Dauntless Declines In Role

The SBD would fight throughout the rest of the war, though never with the responsibilities it had shouldered in early 1942. The new Essex-class (CV-9) and Independence-class (CVL-22) carriers that began to arrive in 1943 had air groups filled with wondrous new planes such as the Grumman F-6F Hellcat and TBF Avenger. There even was a replacement for the Dauntless, the Curtiss SB2C Helldiver, which was known as “the beast” by crews for poor handling qualities. However, the SBDs continued to soldier on despite their age and relatively short range and small payload. The Marines continued to love their Dauntlesses, using them to develop the first close air support tactics later in the war. The Army even used the SBD for a time, calling it the A-24 Banshee. Still, despite the introduction of the SBD-5 and -6 models in 1943 and 1944, the day of the Dauntless was over by the time of the surrender at Tokyo Bay.

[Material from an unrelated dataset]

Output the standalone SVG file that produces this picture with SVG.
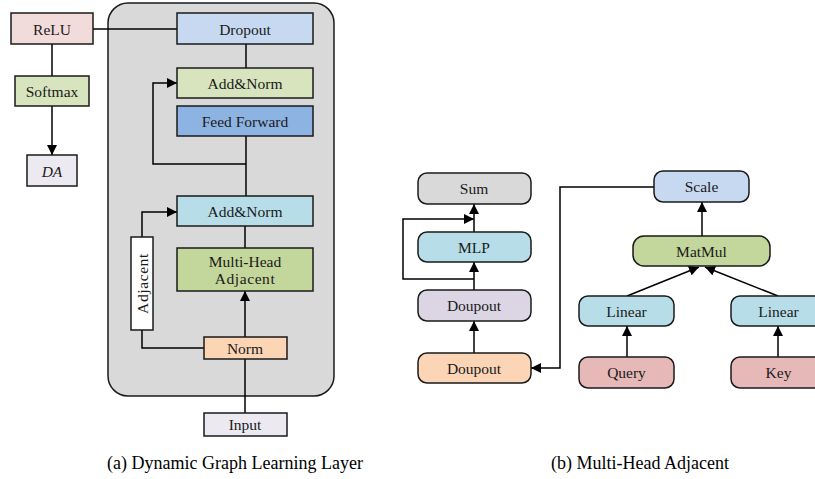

Most of the surviving SBDs wound up being melted down for scrap at war’s end, though a handful survive today in museums and vintage air shows. Compared to the sleek P-51 Mustangs and mighty B-17s, they garner little notice from the crowds. For a few people, though, who know the story of the little Dauntless and its crews, what they did and how they did it, there is the undying respect and admiration for the little dive-bomber that could. There is perhaps no greater legacy for Ed Heinemann and the crews that flew the plane known as “Slow But Deadly.”